Exit takes the viewer on a journey through "possible worlds" with the presentation of several computer-manipulated photographic dioramas, created using QuickTime VR immersive technology, and their accompanying ambient sound environments. What are the commonly held assumptions and conventions that construct our "virtual" reality, and to what extent are they replaceable?
Exit consists of several "possible Worlds" presented as digital dioramas on the computer screen. The viewer can visit any of these 360 degree computer-manipulated photographs and their accompanying ambient sound environments. The intention is to create a strong experience of leaving one's present reality and world view. It calls into question the assumptions one has about what constitutes reality, normalcy, and acceptability; similar to the experience of traveling in foreign lands. Much is familiar, yet one may begin to question whether even the most basic of social conventions still apply in this place. The piece plays on the idea of "virtual reality" and asserts that , in a sense, all reality is virtual.
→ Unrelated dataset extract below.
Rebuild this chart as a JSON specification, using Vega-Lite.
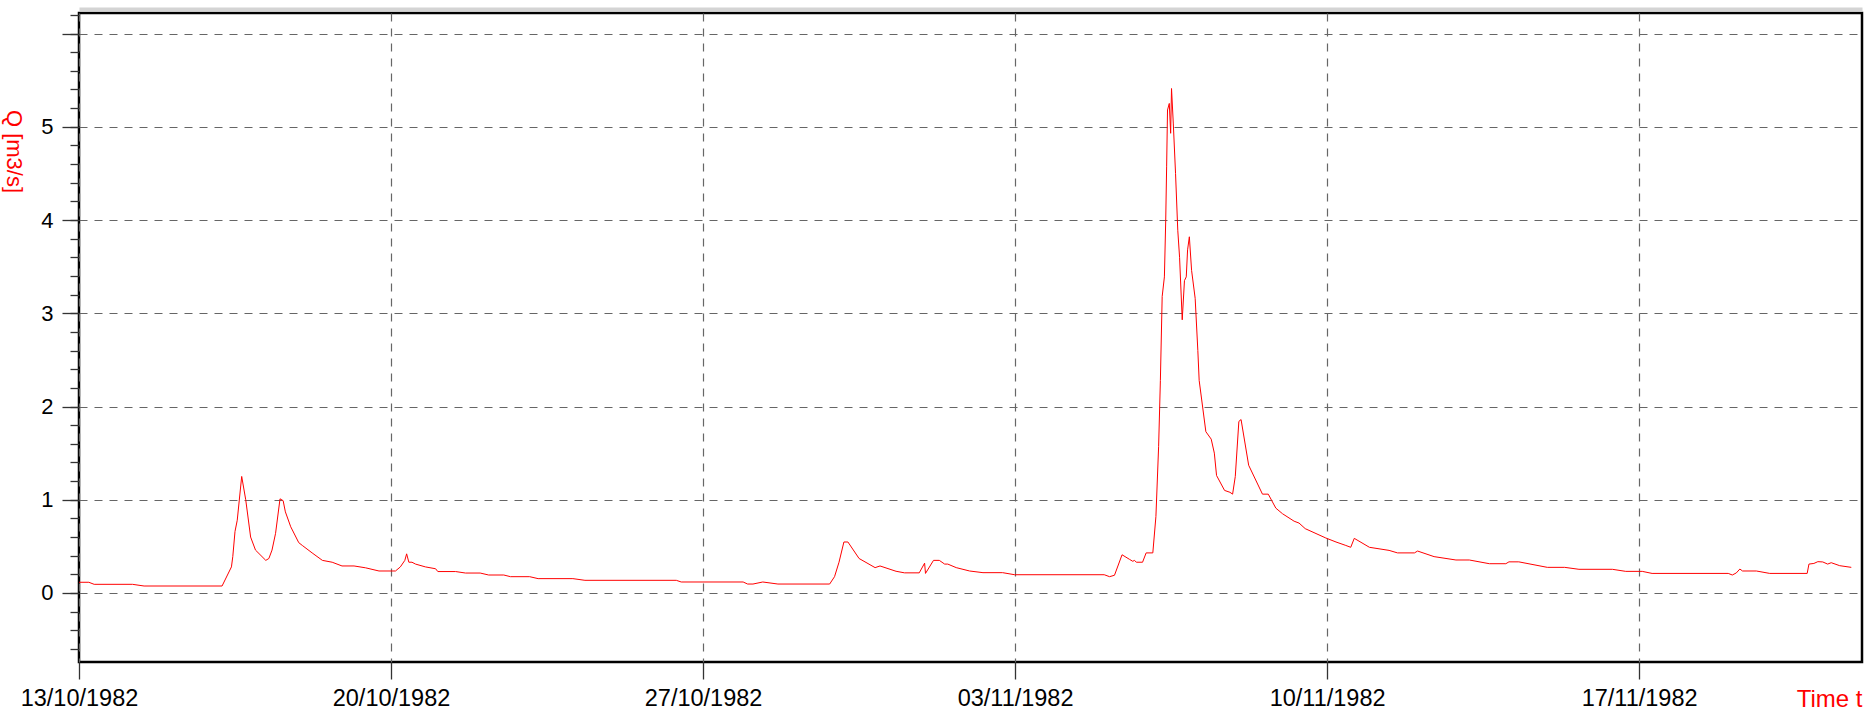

Our experience is constructed and perceived through commonly held systems of belief. If these change, then reality also changes.
Although the work draws on a literary tradition of social critique through the presentation of multiple parallel realities or surrealities as offered in Swift's "Gulliver's Travels", the system's interface and structure is intentionally minimal. It is concerned more with situation rather than narrative; the ambient and poetic experience of being elsewhere. In contrast to many current "multimedia titles" there is no story to be told or mystery to be solved other than that which is constructed by the confirmation of the viewer's world by which is viewed.